D’autres importateurs asiatiques ont cependant été aux achats, compensant une partie du recul de l’activité chinoise. Ainsi, sur les quatre premiers mois de 2024, les importations avaient progressé notamment en Malaisie (+26% /2023 à 48 kt), en Indonésie (+15% à 68 kt) ou en Thaïlande (+34% à 36 kt).

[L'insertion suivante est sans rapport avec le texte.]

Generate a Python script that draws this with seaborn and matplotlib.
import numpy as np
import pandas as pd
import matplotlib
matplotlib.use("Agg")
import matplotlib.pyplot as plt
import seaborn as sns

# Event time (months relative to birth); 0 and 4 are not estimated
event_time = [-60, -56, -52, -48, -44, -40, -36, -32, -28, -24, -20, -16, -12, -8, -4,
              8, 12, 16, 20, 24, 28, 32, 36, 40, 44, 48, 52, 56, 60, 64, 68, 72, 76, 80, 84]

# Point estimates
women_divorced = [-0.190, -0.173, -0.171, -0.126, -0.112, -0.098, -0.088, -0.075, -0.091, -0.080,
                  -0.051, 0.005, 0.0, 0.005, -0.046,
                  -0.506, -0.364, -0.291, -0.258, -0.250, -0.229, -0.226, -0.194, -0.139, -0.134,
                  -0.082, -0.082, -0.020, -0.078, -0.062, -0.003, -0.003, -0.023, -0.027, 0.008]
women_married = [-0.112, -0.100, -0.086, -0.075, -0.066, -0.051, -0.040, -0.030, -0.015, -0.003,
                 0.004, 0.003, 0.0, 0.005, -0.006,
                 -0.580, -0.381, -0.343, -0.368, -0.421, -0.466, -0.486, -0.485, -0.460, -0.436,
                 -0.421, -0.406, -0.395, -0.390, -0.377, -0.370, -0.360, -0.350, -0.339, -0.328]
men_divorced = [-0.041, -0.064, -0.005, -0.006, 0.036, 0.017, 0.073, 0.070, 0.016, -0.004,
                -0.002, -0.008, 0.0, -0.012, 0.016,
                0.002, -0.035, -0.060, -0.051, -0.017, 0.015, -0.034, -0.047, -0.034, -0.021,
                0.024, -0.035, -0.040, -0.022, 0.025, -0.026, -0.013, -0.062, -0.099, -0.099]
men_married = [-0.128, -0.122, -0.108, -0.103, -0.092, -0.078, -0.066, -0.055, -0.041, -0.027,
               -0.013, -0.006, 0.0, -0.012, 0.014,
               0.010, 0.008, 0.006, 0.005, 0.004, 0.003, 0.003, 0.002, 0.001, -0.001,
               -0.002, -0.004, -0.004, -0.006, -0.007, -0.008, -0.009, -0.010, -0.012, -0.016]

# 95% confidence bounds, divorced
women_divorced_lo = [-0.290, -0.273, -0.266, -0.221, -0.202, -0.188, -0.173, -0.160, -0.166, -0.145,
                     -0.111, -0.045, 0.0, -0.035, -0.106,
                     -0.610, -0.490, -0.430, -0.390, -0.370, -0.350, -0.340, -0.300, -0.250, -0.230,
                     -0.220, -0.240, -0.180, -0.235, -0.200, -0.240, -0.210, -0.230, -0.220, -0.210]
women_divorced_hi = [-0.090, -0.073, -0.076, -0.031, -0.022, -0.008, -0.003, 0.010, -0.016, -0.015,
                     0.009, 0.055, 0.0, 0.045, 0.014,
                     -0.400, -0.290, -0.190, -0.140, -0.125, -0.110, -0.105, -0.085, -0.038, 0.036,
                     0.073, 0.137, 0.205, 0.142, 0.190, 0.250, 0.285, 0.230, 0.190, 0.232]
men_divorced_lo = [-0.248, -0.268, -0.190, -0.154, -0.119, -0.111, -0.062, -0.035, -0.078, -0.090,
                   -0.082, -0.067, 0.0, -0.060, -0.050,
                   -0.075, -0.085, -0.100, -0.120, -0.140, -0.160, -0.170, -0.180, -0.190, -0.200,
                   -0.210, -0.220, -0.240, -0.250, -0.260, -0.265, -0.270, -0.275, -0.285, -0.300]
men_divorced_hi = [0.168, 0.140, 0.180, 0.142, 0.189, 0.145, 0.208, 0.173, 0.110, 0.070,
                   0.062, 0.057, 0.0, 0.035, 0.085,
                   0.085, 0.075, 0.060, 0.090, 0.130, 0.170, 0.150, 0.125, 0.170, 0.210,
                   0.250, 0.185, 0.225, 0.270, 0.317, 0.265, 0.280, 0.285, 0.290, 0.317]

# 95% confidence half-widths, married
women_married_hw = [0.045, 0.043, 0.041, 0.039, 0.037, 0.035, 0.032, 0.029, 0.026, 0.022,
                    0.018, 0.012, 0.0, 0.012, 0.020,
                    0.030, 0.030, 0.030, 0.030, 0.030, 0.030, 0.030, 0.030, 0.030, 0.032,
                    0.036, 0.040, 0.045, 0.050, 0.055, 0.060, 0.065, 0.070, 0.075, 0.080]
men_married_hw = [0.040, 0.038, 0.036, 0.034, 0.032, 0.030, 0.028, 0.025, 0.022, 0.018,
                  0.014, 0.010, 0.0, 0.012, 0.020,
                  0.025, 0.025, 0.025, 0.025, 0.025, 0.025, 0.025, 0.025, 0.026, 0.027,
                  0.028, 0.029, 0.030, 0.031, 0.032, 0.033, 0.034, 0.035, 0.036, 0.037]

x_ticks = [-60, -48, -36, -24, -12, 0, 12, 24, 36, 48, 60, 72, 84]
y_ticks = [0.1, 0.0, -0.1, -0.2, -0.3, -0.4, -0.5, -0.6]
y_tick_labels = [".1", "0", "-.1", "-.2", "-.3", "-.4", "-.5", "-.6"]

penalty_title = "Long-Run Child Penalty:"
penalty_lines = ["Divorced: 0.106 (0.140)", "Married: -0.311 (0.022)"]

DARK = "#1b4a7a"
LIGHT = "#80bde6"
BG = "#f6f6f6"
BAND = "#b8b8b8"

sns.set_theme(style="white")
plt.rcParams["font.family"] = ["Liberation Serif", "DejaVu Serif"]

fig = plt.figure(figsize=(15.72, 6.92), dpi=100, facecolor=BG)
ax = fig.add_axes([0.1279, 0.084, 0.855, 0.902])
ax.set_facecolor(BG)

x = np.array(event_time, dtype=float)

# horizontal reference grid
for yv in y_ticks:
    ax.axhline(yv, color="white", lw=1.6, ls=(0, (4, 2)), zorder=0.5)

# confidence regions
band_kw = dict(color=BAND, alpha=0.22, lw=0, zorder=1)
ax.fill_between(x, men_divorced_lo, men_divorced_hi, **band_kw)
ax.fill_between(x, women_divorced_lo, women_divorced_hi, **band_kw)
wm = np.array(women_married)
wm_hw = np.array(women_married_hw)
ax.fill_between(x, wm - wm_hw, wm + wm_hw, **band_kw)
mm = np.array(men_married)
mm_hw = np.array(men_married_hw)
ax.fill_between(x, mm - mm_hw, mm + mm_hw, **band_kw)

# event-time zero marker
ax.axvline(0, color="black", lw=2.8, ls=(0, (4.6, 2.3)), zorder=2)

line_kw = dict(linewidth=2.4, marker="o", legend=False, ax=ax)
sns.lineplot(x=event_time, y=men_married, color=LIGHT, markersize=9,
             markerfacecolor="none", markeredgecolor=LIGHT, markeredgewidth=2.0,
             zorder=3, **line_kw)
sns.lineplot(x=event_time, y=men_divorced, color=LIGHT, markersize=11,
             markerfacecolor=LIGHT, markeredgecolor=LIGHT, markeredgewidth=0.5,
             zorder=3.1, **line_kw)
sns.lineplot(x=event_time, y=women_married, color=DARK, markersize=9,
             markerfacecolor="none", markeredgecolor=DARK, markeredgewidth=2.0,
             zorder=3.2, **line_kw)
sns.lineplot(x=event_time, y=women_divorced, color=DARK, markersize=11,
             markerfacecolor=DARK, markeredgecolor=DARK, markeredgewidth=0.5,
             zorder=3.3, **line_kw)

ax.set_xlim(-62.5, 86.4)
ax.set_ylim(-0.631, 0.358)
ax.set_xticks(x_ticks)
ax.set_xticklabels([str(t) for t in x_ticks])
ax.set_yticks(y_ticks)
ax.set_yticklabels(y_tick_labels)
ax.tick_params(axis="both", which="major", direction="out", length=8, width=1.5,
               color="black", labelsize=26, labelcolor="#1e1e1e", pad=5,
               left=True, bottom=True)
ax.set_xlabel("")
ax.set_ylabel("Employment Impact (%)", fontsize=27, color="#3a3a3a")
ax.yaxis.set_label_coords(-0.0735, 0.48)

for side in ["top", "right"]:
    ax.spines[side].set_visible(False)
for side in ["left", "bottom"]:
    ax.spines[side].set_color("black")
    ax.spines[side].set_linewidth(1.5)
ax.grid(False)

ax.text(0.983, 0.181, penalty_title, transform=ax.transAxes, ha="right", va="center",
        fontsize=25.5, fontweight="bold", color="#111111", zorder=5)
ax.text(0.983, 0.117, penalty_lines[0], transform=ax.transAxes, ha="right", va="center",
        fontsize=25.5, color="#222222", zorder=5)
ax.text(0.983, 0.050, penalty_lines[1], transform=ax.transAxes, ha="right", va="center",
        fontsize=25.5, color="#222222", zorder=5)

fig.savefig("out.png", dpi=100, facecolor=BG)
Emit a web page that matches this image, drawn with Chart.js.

Hors Asie, quelques autres pays ont été aux achats comme l’Arabie Saoudite ou l’Algérie par exemple. Mais si les envois de poudre maigre des principaux exportateurs vers cette dernière destination avaient été plutôt soutenus sur le 1er trimestre 2024, ils semblent marquer le pas depuis. En cumul sur les 5 premiers mois de 2024, plus de 91 000 tonnes y ont malgré tout été expédiées par l’UE, la Nouvelle-Zélande, les États-Unis, l’Australie et l’Argentine (+8% /2023). Mais les mois d’avril et surtout de mai affichaient des reculs sur un an (respectivement -5% et -25%). Depuis le début de l’année, l’UE-27 était à l’origine de plus de 93% de ces envois. Le récent lancement par l’UE d’une procédure de règlement des différends vis-à-vis de l’Algérie concernant des restrictions dans plusieurs secteurs dont celui des produits agricoles pourrait peser sur les échanges. Cette procédure a été lancée dans le cadre de l’Accord d’association UE-Algérie mis en œuvre en 2005.